● **TASK DETAILS**
Pictures do not belong in the output. Reproduce exactly the lines from the start of the records through the line with "import * as".

● **EXCERPTED RECORDS**

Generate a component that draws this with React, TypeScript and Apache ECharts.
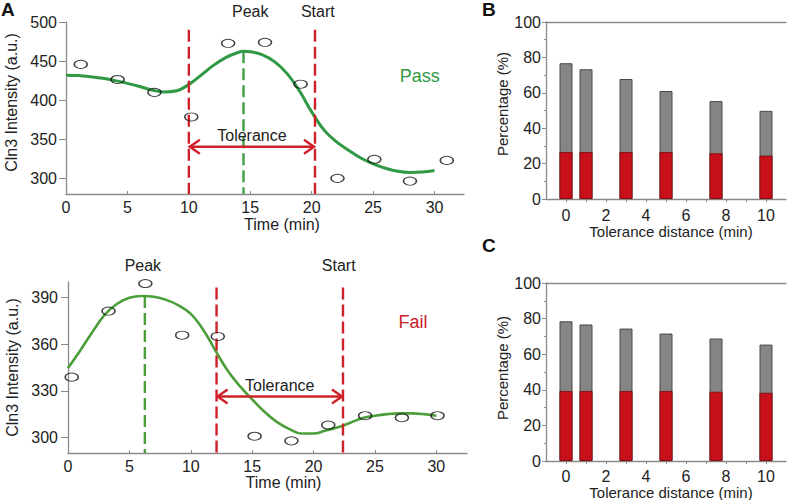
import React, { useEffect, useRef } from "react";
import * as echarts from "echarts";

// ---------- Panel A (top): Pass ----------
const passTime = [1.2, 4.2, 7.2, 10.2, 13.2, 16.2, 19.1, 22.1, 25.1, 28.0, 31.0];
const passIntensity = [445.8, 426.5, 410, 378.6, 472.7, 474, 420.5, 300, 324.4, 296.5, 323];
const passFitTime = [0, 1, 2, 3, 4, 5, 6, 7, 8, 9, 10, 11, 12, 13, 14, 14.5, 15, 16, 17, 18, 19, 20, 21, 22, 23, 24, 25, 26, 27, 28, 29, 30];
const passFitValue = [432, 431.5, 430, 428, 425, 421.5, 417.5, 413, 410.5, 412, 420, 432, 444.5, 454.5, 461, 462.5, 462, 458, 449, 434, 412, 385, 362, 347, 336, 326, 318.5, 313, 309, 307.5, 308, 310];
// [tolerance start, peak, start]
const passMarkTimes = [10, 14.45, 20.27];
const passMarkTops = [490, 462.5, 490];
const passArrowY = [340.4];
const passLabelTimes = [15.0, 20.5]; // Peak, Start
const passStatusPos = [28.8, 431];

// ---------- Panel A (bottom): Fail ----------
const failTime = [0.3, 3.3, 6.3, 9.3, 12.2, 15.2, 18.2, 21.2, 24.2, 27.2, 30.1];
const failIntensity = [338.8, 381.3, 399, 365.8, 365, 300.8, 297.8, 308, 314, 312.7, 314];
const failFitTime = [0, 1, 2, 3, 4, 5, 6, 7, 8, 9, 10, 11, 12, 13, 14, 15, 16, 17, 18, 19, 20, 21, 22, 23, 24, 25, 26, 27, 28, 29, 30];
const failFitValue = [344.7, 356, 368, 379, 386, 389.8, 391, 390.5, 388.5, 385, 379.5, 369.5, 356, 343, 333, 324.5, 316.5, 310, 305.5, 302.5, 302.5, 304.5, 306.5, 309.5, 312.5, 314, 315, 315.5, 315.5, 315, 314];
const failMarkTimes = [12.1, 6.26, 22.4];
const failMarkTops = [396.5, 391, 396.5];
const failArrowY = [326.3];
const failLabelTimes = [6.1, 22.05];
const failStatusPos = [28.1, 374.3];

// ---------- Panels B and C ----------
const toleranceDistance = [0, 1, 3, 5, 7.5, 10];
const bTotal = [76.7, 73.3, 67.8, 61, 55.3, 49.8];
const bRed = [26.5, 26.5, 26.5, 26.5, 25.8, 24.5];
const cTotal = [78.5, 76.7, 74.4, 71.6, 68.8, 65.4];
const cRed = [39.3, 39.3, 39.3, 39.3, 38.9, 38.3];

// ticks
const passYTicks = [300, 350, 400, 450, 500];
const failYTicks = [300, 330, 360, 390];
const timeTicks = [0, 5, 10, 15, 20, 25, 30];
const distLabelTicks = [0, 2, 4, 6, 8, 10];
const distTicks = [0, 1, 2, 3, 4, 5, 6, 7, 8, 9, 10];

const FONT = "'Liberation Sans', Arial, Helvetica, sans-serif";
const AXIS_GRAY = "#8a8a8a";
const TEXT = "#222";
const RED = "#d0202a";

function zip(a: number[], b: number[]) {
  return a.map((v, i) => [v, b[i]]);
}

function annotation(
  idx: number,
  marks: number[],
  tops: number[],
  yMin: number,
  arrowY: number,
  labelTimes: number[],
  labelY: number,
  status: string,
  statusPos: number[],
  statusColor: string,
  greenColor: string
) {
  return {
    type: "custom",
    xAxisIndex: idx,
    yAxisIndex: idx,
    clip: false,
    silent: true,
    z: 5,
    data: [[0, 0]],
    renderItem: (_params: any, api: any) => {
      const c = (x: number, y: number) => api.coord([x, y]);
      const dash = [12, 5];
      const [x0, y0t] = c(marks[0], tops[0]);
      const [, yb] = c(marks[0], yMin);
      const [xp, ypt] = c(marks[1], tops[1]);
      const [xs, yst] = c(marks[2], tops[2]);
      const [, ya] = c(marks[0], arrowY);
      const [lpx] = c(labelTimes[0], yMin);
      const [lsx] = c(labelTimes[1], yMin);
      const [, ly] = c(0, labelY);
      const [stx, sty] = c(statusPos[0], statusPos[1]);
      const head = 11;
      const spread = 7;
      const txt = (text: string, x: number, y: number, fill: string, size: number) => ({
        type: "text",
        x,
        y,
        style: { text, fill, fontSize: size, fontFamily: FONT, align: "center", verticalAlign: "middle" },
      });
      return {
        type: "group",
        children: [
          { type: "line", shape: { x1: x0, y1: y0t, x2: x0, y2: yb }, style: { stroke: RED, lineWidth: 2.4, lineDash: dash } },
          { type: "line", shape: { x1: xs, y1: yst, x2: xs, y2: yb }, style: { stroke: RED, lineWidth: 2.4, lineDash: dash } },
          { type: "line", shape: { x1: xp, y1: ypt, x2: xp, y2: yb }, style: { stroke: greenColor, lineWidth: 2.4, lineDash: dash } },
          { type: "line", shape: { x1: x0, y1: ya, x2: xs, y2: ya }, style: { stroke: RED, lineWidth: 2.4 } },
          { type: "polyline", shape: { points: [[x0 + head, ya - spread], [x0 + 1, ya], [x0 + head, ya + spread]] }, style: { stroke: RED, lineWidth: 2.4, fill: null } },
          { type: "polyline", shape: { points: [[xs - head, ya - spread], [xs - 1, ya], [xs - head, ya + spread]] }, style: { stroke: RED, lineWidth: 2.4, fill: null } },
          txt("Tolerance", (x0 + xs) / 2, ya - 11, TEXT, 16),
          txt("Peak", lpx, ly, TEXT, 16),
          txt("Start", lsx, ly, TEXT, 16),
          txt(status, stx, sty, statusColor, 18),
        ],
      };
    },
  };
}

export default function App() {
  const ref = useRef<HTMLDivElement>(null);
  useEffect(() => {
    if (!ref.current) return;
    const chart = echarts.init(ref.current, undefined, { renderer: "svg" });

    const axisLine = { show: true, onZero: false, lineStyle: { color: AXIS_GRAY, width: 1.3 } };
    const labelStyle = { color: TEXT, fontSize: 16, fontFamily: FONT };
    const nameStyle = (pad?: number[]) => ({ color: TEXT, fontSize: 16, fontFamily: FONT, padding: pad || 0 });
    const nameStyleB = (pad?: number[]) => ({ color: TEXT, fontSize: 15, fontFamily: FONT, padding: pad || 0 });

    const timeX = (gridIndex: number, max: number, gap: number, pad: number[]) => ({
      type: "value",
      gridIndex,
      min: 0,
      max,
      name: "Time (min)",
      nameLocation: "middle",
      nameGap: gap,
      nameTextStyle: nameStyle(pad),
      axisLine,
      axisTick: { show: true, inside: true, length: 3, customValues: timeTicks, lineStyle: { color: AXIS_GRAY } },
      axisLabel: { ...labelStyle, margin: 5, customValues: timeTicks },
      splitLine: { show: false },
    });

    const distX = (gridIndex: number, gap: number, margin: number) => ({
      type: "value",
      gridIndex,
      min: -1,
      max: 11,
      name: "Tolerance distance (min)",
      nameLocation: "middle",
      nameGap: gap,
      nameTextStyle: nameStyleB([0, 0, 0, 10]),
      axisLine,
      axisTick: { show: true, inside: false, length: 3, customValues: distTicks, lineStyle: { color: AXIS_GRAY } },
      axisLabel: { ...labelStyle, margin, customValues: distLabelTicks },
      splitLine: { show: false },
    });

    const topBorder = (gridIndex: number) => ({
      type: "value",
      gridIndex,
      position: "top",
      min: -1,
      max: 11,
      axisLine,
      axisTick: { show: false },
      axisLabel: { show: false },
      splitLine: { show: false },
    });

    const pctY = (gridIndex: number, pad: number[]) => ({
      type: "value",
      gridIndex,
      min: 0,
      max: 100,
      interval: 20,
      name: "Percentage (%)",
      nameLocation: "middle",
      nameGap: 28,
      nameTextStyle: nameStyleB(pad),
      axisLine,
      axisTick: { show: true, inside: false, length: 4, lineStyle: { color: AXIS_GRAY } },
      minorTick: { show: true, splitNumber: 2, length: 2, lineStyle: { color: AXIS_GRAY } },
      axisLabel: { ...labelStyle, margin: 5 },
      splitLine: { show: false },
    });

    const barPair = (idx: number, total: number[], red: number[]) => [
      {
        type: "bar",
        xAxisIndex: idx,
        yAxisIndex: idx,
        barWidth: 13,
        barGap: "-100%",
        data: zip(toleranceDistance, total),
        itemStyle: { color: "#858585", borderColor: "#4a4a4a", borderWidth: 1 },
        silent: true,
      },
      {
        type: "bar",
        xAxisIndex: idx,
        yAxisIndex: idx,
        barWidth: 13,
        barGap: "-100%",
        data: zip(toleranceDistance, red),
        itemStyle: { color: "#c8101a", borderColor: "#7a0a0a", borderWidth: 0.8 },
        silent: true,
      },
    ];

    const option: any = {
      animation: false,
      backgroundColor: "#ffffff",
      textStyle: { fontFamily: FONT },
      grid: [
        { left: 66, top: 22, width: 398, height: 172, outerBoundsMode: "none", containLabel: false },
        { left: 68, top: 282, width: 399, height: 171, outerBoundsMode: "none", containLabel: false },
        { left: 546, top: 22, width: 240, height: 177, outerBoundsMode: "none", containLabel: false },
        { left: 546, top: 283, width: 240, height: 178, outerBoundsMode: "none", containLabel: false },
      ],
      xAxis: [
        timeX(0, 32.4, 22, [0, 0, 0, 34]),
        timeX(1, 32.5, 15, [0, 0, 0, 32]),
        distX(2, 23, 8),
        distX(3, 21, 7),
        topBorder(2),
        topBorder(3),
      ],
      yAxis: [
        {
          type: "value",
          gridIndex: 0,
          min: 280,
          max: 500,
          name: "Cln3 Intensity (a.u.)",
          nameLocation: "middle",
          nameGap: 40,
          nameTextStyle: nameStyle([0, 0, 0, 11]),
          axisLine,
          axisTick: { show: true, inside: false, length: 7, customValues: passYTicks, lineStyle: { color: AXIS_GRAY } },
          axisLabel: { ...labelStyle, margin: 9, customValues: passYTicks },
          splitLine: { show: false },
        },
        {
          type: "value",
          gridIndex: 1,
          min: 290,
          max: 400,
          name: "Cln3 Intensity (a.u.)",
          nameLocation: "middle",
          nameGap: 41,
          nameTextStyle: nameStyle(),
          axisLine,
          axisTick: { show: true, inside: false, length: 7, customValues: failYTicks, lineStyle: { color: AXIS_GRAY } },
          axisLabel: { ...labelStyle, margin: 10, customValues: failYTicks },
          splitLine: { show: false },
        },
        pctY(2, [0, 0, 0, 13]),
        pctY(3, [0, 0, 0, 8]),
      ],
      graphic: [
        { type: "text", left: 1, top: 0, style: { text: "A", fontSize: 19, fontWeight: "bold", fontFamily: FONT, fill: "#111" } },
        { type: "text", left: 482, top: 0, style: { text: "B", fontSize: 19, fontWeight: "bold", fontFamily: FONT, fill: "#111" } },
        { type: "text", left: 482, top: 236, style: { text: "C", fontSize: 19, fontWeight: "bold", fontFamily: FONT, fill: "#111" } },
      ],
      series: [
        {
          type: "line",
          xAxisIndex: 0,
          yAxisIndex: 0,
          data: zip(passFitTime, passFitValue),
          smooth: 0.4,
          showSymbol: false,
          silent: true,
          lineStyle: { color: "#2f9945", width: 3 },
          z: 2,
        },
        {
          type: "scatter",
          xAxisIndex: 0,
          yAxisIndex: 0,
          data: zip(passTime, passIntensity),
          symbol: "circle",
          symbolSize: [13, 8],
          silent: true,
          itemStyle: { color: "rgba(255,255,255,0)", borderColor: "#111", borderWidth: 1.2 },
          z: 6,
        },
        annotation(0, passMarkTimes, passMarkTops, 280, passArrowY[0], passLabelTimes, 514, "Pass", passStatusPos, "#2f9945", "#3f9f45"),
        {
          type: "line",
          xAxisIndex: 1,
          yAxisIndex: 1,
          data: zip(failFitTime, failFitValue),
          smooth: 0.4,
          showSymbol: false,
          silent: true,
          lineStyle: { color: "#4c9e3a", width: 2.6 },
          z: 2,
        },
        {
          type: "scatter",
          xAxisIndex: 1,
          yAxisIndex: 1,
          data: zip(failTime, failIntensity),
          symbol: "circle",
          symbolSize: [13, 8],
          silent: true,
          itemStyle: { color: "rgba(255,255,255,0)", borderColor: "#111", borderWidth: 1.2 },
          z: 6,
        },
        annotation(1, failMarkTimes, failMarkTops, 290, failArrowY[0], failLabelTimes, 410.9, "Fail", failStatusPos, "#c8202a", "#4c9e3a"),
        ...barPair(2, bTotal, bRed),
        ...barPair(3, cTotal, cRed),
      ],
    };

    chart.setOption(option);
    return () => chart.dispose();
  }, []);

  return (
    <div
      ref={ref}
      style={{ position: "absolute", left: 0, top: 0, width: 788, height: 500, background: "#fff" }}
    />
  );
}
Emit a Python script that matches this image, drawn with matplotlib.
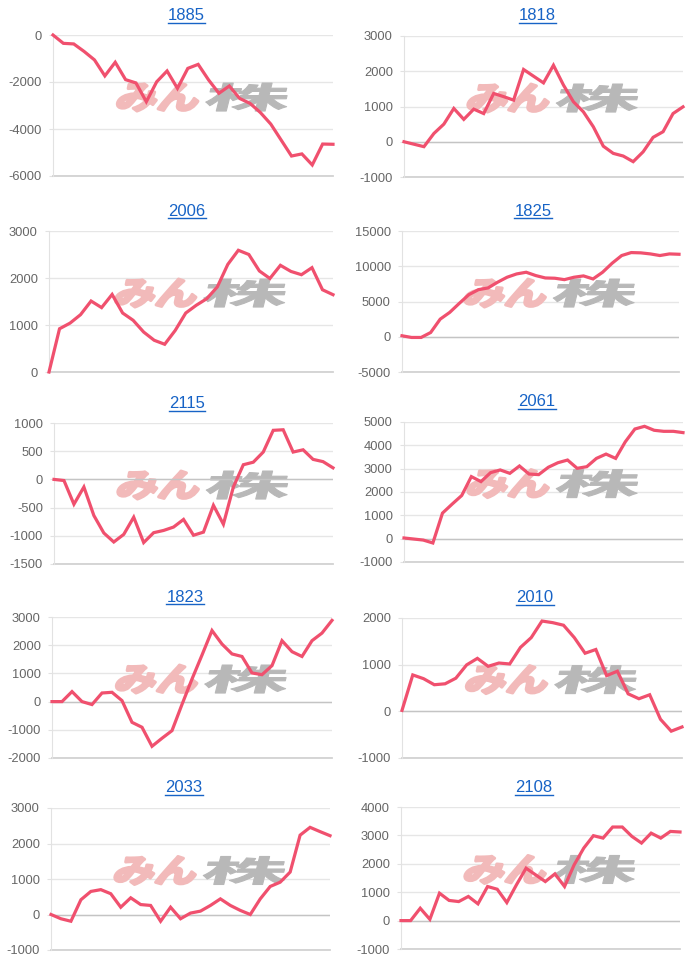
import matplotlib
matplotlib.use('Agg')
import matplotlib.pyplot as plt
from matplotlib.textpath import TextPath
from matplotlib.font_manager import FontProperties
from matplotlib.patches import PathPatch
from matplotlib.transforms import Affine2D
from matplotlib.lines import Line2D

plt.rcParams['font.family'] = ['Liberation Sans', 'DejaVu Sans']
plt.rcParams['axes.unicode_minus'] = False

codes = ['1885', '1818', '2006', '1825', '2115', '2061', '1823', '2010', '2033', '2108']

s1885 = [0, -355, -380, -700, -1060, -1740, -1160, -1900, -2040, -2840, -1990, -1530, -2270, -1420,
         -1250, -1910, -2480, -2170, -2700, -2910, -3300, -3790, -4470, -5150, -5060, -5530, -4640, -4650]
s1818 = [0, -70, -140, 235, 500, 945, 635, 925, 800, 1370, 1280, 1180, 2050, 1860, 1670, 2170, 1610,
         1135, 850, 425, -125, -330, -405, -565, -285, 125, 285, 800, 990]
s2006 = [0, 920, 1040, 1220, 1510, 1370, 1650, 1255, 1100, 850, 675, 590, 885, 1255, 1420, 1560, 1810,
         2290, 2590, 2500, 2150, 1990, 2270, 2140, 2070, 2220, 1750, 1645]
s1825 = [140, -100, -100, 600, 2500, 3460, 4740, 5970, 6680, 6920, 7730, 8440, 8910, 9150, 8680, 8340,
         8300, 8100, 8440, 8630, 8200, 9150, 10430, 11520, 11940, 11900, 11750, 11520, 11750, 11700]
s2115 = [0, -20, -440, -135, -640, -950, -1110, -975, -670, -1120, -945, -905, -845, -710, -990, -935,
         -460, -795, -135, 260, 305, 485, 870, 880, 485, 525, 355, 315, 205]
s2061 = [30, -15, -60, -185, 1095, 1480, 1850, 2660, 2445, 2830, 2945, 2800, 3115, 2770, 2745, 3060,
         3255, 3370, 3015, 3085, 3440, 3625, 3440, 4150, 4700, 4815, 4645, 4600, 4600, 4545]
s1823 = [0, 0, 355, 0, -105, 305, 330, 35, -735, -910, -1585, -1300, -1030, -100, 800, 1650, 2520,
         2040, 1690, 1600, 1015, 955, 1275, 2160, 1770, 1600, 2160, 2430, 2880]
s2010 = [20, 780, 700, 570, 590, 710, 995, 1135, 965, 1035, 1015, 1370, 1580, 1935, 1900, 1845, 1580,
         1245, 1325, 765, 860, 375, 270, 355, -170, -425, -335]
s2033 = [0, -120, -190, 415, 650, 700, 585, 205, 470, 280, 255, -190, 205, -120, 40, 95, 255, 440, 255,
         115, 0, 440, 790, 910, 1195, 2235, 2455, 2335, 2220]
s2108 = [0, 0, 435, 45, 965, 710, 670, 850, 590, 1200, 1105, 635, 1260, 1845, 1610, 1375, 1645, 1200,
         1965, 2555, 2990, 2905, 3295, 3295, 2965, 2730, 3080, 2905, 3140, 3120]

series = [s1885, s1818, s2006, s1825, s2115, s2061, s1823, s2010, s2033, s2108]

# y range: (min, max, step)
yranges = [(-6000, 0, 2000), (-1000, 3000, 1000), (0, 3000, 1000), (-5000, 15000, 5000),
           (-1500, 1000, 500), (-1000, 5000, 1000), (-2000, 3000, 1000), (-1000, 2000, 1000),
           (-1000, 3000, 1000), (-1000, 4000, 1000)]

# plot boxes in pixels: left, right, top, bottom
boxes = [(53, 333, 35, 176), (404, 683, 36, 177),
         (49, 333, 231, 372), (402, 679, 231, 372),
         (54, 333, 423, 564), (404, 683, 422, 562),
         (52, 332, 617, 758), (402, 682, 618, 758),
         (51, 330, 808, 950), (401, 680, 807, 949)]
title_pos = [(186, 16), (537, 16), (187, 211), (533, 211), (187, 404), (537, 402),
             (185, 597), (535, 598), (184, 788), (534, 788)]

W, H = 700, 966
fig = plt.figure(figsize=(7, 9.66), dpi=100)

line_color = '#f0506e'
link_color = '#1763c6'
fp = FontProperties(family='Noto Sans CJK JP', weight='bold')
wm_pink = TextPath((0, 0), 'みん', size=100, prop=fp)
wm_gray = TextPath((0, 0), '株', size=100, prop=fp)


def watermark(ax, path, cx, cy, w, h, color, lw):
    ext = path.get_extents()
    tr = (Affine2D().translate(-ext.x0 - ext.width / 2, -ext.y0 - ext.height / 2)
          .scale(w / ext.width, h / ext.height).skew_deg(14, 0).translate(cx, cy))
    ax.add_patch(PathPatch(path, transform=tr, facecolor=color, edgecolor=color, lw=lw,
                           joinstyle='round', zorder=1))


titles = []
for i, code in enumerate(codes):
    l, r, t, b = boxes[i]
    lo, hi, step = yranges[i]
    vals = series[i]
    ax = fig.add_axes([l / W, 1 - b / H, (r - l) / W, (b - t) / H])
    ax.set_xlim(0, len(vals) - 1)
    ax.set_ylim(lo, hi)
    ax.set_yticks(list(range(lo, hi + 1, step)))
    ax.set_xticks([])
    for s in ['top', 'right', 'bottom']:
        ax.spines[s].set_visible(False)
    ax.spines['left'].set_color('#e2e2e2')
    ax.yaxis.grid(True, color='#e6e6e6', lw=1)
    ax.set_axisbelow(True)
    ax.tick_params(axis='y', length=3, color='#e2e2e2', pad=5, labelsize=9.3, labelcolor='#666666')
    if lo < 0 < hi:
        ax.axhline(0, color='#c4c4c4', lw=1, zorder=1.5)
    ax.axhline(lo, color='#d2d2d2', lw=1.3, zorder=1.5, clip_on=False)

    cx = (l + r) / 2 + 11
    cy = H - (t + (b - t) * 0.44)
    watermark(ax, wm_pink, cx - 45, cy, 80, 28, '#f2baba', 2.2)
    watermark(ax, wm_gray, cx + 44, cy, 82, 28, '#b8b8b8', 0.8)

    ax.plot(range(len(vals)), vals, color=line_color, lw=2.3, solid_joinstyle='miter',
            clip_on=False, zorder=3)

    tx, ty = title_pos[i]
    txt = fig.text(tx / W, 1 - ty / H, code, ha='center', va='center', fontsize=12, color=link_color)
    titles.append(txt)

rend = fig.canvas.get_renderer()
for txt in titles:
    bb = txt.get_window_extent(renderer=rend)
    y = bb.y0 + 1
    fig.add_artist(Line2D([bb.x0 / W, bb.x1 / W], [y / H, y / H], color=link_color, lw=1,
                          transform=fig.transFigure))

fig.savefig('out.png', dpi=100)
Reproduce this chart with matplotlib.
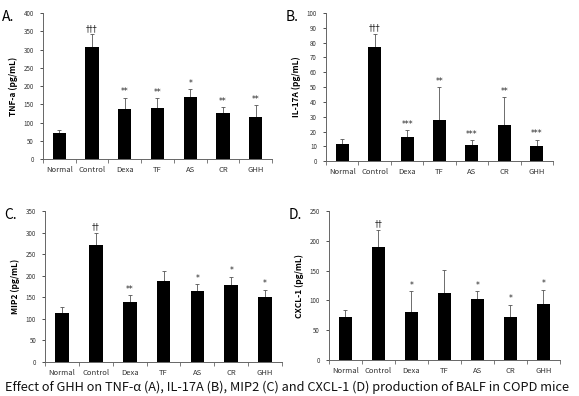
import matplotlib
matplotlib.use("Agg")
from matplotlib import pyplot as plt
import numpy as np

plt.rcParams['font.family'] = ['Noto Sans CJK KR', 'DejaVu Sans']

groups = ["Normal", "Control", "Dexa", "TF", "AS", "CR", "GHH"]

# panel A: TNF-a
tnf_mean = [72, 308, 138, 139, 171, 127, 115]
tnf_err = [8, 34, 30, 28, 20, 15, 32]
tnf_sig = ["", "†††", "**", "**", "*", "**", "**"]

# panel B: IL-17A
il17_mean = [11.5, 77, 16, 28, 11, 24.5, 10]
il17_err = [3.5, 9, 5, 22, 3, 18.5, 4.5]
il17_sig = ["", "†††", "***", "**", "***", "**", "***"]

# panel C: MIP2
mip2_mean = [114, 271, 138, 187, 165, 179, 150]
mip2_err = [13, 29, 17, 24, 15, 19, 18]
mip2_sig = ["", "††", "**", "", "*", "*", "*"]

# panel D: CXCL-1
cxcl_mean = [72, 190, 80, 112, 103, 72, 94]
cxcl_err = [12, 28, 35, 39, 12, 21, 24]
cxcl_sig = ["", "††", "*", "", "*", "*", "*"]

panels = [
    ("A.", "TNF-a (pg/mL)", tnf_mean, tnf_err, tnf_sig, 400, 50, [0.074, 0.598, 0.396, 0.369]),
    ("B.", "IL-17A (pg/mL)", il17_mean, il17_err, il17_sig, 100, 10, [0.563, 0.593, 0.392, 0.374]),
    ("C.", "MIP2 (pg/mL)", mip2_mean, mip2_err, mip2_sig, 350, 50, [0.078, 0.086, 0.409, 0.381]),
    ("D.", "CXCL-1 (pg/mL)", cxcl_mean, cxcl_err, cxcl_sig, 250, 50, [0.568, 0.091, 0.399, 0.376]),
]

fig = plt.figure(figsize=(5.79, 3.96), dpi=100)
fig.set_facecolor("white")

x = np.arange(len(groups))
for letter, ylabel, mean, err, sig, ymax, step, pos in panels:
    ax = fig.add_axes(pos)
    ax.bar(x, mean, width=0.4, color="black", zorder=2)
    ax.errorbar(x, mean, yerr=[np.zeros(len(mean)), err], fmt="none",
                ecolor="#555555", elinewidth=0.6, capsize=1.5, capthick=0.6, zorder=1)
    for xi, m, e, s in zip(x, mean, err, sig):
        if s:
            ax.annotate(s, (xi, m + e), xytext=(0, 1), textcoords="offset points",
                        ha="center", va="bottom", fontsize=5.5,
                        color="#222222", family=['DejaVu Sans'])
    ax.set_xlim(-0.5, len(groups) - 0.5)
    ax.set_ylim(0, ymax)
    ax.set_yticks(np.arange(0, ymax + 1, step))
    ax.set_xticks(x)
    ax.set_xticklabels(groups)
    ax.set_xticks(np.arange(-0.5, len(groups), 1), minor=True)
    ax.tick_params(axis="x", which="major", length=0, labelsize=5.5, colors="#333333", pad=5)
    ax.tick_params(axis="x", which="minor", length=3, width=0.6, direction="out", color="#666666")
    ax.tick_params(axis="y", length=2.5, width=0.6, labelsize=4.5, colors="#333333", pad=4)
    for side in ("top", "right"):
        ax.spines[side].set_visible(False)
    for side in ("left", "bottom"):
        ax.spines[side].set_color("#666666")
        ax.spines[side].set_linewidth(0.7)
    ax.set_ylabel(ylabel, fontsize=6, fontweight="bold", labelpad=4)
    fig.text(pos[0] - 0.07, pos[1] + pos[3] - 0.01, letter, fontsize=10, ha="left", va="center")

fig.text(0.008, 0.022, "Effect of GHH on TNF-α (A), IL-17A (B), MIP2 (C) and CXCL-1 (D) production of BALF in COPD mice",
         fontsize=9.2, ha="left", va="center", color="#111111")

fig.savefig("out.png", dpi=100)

● **WORKED SOLUTION**
Generate a component that draws this with React, TypeScript and Apache ECharts.
import React, { useEffect, useRef } from "react";
import * as echarts from "echarts";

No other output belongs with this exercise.